At the GOP debate hosted by CNN, her most memorable line came when she was asked to respond to frontrunner Donald Trump’s insulting comments about her appearance. “Would anyone vote for that? Can you imagine that, the face of our next president?” Trump was quoted as saying in a recent interview with Rolling Stone magazine. He later said he was referring to her “persona.”
Rather than expressing umbrage of her own, Fiorina replied levelly: “I think women all over this country heard very clearly what Mr. Trump said.”
Her critics
Her role as chief executive of Hewlett-Packard is squarely in the spotlight. She laid off about 30,000 workers during her tenure at the company, and attacks on her leadership at the tech firm helped tank her race for a California U.S. Senate seat in 2010.
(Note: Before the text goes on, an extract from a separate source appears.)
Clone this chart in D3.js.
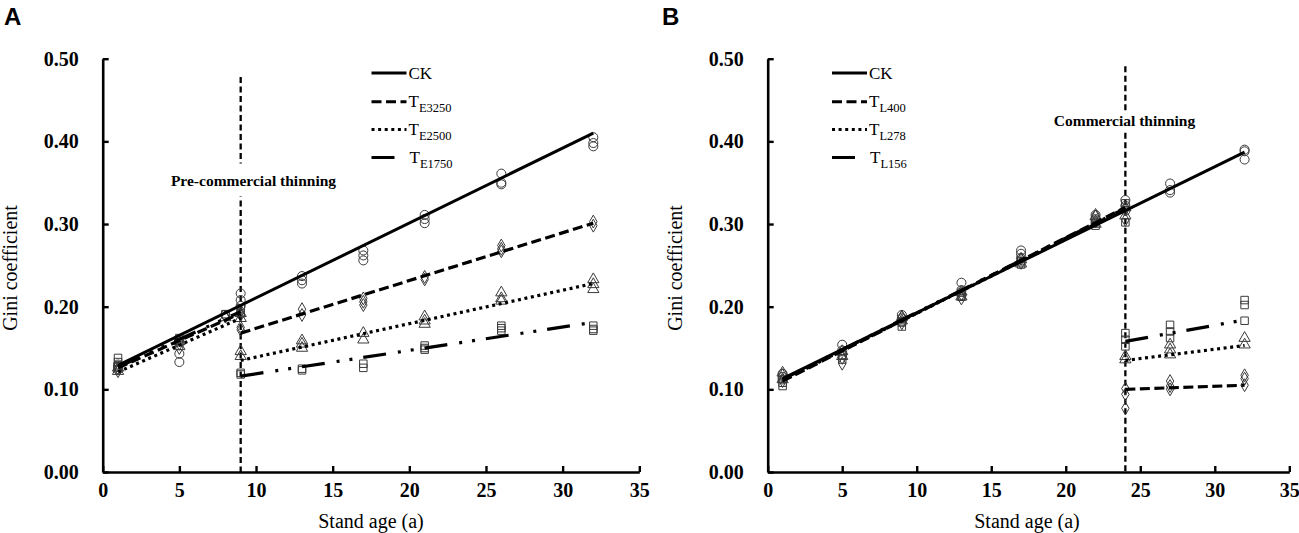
<!DOCTYPE html>
<html>
<head>
<meta charset="utf-8">
<script src="https://cdn.jsdelivr.net/npm/d3@7"></script>
<style>
  html, body { margin: 0; padding: 0; background: #fff; }
  svg { display: block; }
  svg text { font-family: "Liberation Serif", "Times New Roman", Times, "DejaVu Serif", "Noto Serif", serif; fill: #000; }
</style>
</head>
<body>
<svg id="chart" width="1299" height="533"></svg>
<script>
// ---------------- DATA ----------------
const xTicks = [0, 5, 10, 15, 20, 25, 30, 35];
const yTicks = [0, 0.1, 0.2, 0.3, 0.4, 0.5];

// Panel A (pre-commercial thinning at age 9)
const legendA = ["CK", "E3250", "E2500", "E1750"];
const thinAgeA = 9;
const thinLabelA = "Pre-commercial thinning";
const ckPointsA = [[1,0.127],[1,0.124],[1,0.130],[5,0.143],[5,0.133],[5,0.160],[8,0.190],
  [9,0.216],[9,0.208],[9,0.201],[13,0.237],[13,0.232],[13,0.228],[17,0.268],[17,0.262],[17,0.256],
  [21,0.311],[21,0.306],[21,0.301],[26,0.361],[26,0.350],[26,0.348],[32,0.405],[32,0.398],[32,0.394]];
const e3250PointsA = [[1,0.125],[1,0.122],[5,0.155],[5,0.150],[8,0.188],[9,0.195],[9,0.190],
  [9,0.175],[9,0.172],[13,0.197],[13,0.190],[17,0.210],[17,0.206],[17,0.202],[21,0.236],[21,0.233],
  [26,0.274],[26,0.270],[26,0.267],[32,0.303],[32,0.298]];
const e2500PointsA = [[1,0.122],[1,0.126],[5,0.158],[5,0.152],[8,0.187],[9,0.192],[9,0.186],
  [9,0.146],[9,0.140],[13,0.159],[13,0.155],[13,0.150],[17,0.168],[17,0.160],[21,0.188],[21,0.183],[21,0.179],
  [26,0.217],[26,0.210],[26,0.207],[32,0.233],[32,0.227],[32,0.221]];
const e1750PointsA = [[1,0.138],[1,0.133],[1,0.128],[5,0.162],[5,0.157],[8,0.191],[9,0.198],[9,0.192],
  [9,0.120],[9,0.118],[13,0.125],[13,0.123],[17,0.131],[17,0.126],[21,0.153],[21,0.150],[21,0.148],
  [26,0.177],[26,0.174],[26,0.171],[32,0.177],[32,0.173],[32,0.171]];
// fitted trend segments [startAge, startValue, endAge, endValue]
const ckFitA = [[1,0.129,32,0.410]];
const e3250FitA = [[1,0.126,9,0.192],[9,0.168,32,0.301]];
const e2500FitA = [[1,0.121,9,0.186],[9,0.135,32,0.228]];
const e1750FitA = [[1,0.127,9,0.194],[9,0.116,32,0.181]];

// Panel B (commercial thinning at age 24)
const legendB = ["CK", "L400", "L278", "L156"];
const thinAgeB = 24;
const thinLabelB = "Commercial thinning";
const ckPointsB = [[1,0.119],[1,0.115],[1,0.112],[5,0.154],[5,0.147],[5,0.142],[9,0.190],[9,0.186],[9,0.182],
  [13,0.229],[13,0.220],[13,0.214],[17,0.268],[17,0.264],[17,0.259],[22,0.311],[22,0.306],[22,0.302],
  [24,0.329],[24,0.322],[24,0.316],[27,0.349],[27,0.341],[27,0.338],[32,0.390],[32,0.388],[32,0.378]];
const l400PointsB = [[1,0.117],[1,0.110],[5,0.138],[5,0.131],[9,0.188],[9,0.180],[13,0.215],[13,0.210],
  [17,0.258],[17,0.253],[22,0.311],[22,0.303],[24,0.318],[24,0.305],
  [24,0.101],[24,0.094],[24,0.077],[27,0.110],[27,0.104],[27,0.100],[32,0.117],[32,0.113],[32,0.105]];
const l278PointsB = [[1,0.120],[1,0.112],[5,0.146],[5,0.140],[9,0.187],[9,0.183],[13,0.218],[13,0.212],
  [17,0.257],[17,0.252],[22,0.309],[22,0.300],[24,0.320],[24,0.310],
  [24,0.140],[24,0.136],[27,0.154],[27,0.148],[27,0.142],[32,0.162],[32,0.154]];
const l156PointsB = [[1,0.108],[1,0.104],[5,0.141],[5,0.136],[9,0.181],[9,0.176],[13,0.217],[13,0.212],
  [17,0.255],[17,0.251],[22,0.305],[22,0.298],[24,0.325],[24,0.302],
  [24,0.168],[24,0.160],[24,0.152],[27,0.178],[27,0.170],[27,0.162],[32,0.208],[32,0.202],[32,0.183]];
const ckFitB = [[1,0.113,32,0.387]];
const l400FitB = [[1,0.110,24,0.320],[24,0.100,32,0.105]];
const l278FitB = [[1,0.111,24,0.318],[24,0.135,32,0.153]];
const l156FitB = [[1,0.112,24,0.319],[24,0.158,32,0.184]];

// ---------------- STYLE ----------------
const SERIF = '"Liberation Serif", "Times New Roman", Times, "DejaVu Serif", "Noto Serif", serif';
const dashStyles = ["none", "10,4.5", "3,3.6", "23,12,3,10,3,11"];
const symbolTypes = [d3.symbolCircle, d3.symbolDiamond, d3.symbolTriangle, d3.symbolSquare];
const symbolSizes = [64, 48, 55, 56];

const svg = d3.select("#chart");
const y = d3.scaleLinear().domain([0, 0.5]).range([472, 58.7]);

function panel(cfg) {
  const x = d3.scaleLinear().domain([0, 35]).range(cfg.range);
  const g = svg.append("g").attr("font-family", SERIF);

  // thinning vertical dashed line
  g.append("line")
    .attr("x1", x(cfg.thinAge)).attr("x2", x(cfg.thinAge))
    .attr("y1", y(cfg.thinTop)).attr("y2", y(0))
    .attr("stroke", "#000").attr("stroke-width", 2.3)
    .attr("stroke-dasharray", "6,3.5");

  const lab = g.append("text")
    .attr("x", cfg.labelX).attr("y", cfg.labelY)
    .attr("text-anchor", "middle")
    .style("font-family", SERIF)
    .style("font-size", "15.5px").style("font-weight", "bold")
    .text(cfg.thinLabel);
  const bb = lab.node().getBBox();
  g.insert("rect", "text")
    .attr("x", bb.x - 2).attr("y", bb.y - cfg.labelPad)
    .attr("width", bb.width + 4).attr("height", bb.height + 2 * cfg.labelPad)
    .attr("fill", "#fff");

  // markers
  cfg.points.forEach((pts, i) => {
    g.append("g").selectAll("path").data(pts).join("path")
      .attr("transform", d => `translate(${x(d[0])},${y(d[1])})`)
      .attr("d", d3.symbol().type(symbolTypes[i]).size(symbolSizes[i]))
      .attr("fill", "none").attr("stroke", "#3a3a3a").attr("stroke-width", 1);
  });

  // fitted lines (draw from last to first so CK is on top)
  const line = d3.line().x(d => x(d[0])).y(d => y(d[1]));
  for (let i = cfg.fits.length - 1; i >= 0; i--) {
    cfg.fits[i].forEach(s => {
      g.append("path")
        .attr("d", line([[s[0], s[1]], [s[2], s[3]]]))
        .attr("fill", "none").attr("stroke", "#000")
        .attr("stroke-width", i === 0 ? 3 : 3.2)
        .attr("stroke-dasharray", dashStyles[i]);
    });
  }

  // axes
  const ax = g.append("g").attr("transform", `translate(0,${y(0)})`)
    .call(d3.axisBottom(x).tickValues(xTicks).tickSizeInner(-6).tickSizeOuter(0).tickPadding(11)
      .tickFormat(d3.format("d")));
  const ay = g.append("g").attr("transform", `translate(${x(0)},0)`)
    .call(d3.axisLeft(y).tickValues(yTicks).tickSizeInner(-6).tickSizeOuter(0).tickPadding(24)
      .tickFormat(d3.format(".2f")));
  [ax, ay].forEach(a => {
    a.attr("font-family", SERIF).attr("font-size", 20).attr("font-weight", "bold");
    a.select(".domain").attr("stroke", "#000").attr("stroke-width", 2.6);
    a.selectAll(".tick line").attr("stroke", "#000").attr("stroke-width", 2.4);
    a.selectAll(".tick text")
      .style("font-family", SERIF)
      .style("font-size", "20px").style("font-weight", "bold").attr("fill", "#000");
  });

  // axis titles
  g.append("text")
    .attr("x", cfg.xTitleX).attr("y", 528)
    .attr("text-anchor", "middle").style("font-family", SERIF).style("font-size", "20px")
    .text("Stand age (a)");
  g.append("text")
    .attr("transform", `translate(${cfg.yTitleX},268) rotate(-90)`)
    .attr("text-anchor", "middle").style("font-family", SERIF).style("font-size", "20px")
    .text("Gini coefficient");

  // panel letter
  g.append("text")
    .attr("x", cfg.letterX).attr("y", 25)
    .style("font-family", '"Liberation Sans", Arial, sans-serif')
    .style("font-size", "24px").style("font-weight", "bold")
    .text(cfg.letter);

  // legend
  const rowY = [73, 101.7, 129.6, 157.5];
  cfg.legend.forEach((name, i) => {
    const ly = rowY[i];
    g.append("line")
      .attr("x1", cfg.legX).attr("x2", i === 3 ? cfg.legX + 26 : cfg.legX + 35)
      .attr("y1", ly).attr("y2", ly)
      .attr("stroke", "#000").attr("stroke-width", 3)
      .attr("stroke-dasharray", dashStyles[i]);
    const t = g.append("text")
      .attr("x", cfg.legX + (i === 3 ? 38 : 37)).attr("y", ly + 5.5)
      .style("font-family", SERIF)
      .style("font-size", "17px");
    if (i === 0) {
      t.text(name);
    } else {
      t.append("tspan").text("T");
      t.append("tspan").attr("dy", 5).style("font-size", "12.5px").text(name);
    }
  });
}

panel({
  range: [102.7, 639.3], letter: "A", letterX: 4,
  thinAge: thinAgeA, thinTop: 0.478, thinLabel: thinLabelA,
  labelX: 253.5, labelY: 185.5, labelPad: 8,
  points: [ckPointsA, e3250PointsA, e2500PointsA, e1750PointsA],
  fits: [ckFitA, e3250FitA, e2500FitA, e1750FitA],
  legend: legendA, legX: 371.5,
  xTitleX: 371, yTitleX: 17
});
panel({
  range: [767.7, 1289.3], letter: "B", letterX: 662,
  thinAge: thinAgeB, thinTop: 0.491, thinLabel: thinLabelB,
  labelX: 1124.5, labelY: 126, labelPad: 1,
  points: [ckPointsB, l400PointsB, l278PointsB, l156PointsB],
  fits: [ckFitB, l400FitB, l278FitB, l156FitB],
  legend: legendB, legX: 832,
  xTitleX: 1027, yTitleX: 682
});
</script>
</body>
</html>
Trump has led the charge, saying that the “company is a disaster and continues to be a disaster” and that her decision to merge Hewlett-Packard with Compaq was a “terrible deal, and it really led to the destruction of the company.”
Fiorina is reminded of that criticism even at campaign stops with largely friendly crowds. At a town hall event in Spartanburg, S.C. in September, Fiorina bristled when a man who worked for a local tech firm asked her about her stormy tenure, saying that Democrats and Trump were the only ones to question her time at Hewlett-Packard.
“My track record speaks for itself. I was recruited by the board of HP to save a company that was falling further and further behind, ” she said. “I led through the worst technology recession in years. Many of our strongest competitors literally disappeared. We saved 80,000 jobs.”